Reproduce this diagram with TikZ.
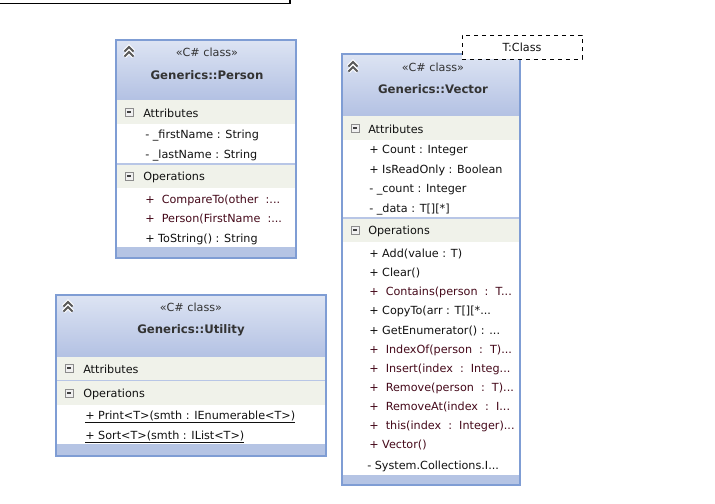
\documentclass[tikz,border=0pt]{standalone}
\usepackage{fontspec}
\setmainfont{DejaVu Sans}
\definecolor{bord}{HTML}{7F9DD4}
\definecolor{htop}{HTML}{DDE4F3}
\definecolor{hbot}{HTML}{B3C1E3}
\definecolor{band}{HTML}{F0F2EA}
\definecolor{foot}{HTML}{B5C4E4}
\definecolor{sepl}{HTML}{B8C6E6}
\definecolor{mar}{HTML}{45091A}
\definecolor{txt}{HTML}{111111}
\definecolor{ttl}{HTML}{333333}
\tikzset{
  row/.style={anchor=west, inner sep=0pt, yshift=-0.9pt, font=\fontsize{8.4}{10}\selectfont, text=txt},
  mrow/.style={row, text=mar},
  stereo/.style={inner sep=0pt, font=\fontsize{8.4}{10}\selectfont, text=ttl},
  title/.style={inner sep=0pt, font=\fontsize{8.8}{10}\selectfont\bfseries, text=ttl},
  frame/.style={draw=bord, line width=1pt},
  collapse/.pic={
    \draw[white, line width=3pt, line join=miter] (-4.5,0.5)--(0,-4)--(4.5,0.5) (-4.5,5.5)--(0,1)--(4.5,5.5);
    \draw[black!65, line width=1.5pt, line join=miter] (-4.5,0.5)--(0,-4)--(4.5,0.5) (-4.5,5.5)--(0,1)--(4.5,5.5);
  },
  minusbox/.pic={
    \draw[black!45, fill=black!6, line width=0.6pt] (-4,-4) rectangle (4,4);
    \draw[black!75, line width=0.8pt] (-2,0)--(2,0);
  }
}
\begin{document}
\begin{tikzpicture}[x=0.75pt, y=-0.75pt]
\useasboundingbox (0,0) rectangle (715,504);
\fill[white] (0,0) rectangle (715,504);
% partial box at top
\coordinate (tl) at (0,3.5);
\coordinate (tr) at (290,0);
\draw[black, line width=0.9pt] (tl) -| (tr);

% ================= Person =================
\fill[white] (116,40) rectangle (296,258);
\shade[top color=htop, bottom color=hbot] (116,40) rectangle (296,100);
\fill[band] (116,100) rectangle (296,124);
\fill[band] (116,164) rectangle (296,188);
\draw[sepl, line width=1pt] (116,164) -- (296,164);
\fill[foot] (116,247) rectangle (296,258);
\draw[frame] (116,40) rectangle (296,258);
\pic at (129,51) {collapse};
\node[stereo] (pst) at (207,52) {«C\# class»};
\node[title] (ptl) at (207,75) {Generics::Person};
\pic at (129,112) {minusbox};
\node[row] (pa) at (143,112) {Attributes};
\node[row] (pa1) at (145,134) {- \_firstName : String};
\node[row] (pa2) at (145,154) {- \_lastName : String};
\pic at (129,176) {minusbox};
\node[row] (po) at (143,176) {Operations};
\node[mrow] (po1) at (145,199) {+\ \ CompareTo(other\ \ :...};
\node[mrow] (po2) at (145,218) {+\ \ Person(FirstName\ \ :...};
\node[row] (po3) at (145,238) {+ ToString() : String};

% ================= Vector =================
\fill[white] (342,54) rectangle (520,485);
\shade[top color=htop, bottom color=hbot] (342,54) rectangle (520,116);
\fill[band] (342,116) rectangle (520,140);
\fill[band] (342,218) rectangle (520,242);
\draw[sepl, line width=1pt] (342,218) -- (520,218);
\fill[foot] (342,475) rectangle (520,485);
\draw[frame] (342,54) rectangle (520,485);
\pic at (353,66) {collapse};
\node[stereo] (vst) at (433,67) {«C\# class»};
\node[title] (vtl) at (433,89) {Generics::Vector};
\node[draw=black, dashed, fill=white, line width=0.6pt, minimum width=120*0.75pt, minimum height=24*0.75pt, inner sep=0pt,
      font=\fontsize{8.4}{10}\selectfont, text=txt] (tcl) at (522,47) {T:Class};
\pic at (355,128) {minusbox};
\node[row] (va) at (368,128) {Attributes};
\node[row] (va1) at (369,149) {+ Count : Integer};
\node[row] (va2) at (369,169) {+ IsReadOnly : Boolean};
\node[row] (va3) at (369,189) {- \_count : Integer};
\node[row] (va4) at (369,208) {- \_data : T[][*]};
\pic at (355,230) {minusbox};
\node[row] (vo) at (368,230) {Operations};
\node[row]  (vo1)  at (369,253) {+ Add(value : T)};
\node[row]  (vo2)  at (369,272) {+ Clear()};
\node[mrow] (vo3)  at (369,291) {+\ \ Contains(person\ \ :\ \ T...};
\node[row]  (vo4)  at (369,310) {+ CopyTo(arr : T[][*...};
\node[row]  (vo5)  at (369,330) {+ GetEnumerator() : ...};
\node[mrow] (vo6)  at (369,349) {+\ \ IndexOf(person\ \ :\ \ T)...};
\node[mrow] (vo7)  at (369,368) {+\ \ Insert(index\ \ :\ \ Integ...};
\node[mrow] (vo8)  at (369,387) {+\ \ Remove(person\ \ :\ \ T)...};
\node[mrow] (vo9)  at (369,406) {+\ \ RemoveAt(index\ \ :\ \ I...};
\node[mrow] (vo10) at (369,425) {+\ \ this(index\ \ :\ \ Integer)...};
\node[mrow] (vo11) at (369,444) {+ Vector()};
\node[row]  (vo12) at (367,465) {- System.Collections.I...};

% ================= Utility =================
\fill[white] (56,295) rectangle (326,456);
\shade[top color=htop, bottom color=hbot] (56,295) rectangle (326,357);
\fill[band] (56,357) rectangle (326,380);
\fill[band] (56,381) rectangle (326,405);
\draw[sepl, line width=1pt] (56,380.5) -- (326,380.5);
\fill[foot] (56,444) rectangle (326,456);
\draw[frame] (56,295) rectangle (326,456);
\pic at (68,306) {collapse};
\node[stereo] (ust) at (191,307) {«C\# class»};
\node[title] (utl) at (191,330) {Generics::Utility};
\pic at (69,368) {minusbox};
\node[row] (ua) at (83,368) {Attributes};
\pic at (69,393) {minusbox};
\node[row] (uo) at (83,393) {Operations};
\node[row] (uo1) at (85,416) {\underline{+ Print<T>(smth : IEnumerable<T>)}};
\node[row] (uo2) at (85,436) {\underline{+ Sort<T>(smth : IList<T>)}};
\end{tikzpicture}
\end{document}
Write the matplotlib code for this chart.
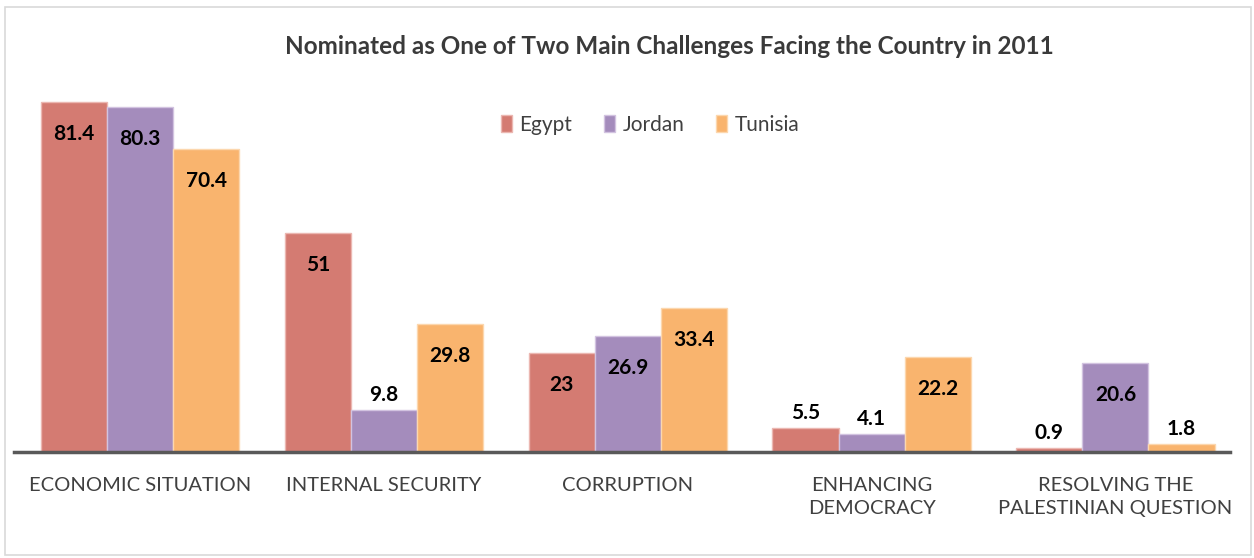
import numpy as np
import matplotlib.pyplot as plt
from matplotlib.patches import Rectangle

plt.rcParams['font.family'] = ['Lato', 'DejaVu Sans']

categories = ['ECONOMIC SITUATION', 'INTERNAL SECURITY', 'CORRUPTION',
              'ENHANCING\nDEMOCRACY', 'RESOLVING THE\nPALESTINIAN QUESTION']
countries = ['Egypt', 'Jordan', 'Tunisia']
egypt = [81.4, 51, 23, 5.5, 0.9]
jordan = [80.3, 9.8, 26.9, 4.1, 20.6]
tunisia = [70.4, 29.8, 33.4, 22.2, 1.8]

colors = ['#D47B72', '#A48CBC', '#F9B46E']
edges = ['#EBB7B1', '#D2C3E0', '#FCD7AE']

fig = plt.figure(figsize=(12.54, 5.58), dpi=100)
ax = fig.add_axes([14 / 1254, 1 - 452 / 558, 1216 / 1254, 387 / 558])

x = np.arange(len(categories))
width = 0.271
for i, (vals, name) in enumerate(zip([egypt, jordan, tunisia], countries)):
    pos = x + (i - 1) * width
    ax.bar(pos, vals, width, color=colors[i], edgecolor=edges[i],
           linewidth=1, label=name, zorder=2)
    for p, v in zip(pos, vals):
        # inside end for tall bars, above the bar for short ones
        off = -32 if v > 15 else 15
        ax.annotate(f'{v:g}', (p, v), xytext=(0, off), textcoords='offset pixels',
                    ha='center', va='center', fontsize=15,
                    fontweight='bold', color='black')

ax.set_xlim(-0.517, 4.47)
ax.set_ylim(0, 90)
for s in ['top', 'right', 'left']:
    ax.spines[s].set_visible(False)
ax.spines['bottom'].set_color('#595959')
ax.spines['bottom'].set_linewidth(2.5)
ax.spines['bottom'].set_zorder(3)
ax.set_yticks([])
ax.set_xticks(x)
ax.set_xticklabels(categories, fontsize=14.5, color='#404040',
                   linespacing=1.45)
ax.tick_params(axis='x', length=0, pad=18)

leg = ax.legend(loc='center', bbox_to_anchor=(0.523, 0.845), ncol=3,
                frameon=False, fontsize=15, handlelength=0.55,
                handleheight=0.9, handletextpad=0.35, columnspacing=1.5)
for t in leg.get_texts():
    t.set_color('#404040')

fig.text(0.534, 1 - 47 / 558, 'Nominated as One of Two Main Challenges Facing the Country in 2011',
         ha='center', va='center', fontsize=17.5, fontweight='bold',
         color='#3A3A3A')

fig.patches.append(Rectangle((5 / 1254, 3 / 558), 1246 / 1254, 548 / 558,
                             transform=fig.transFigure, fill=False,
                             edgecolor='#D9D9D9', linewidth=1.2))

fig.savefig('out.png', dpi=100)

(Goal of the exercise):
Repeat only the lines from the one holding "Write the matplotlib code for this chart." to the one holding "ax = fig.add_axes([14", both ends included, and drop the images.

(Result of the task):
Write the matplotlib code for this chart.
import numpy as np
import matplotlib.pyplot as plt
from matplotlib.patches import Rectangle

plt.rcParams['font.family'] = ['Lato', 'DejaVu Sans']

categories = ['ECONOMIC SITUATION', 'INTERNAL SECURITY', 'CORRUPTION',
              'ENHANCING\nDEMOCRACY', 'RESOLVING THE\nPALESTINIAN QUESTION']
countries = ['Egypt', 'Jordan', 'Tunisia']
egypt = [81.4, 51, 23, 5.5, 0.9]
jordan = [80.3, 9.8, 26.9, 4.1, 20.6]
tunisia = [70.4, 29.8, 33.4, 22.2, 1.8]

colors = ['#D47B72', '#A48CBC', '#F9B46E']
edges = ['#EBB7B1', '#D2C3E0', '#FCD7AE']

fig = plt.figure(figsize=(12.54, 5.58), dpi=100)
ax = fig.add_axes([14 / 1254, 1 - 452 / 558, 1216 / 1254, 387 / 558])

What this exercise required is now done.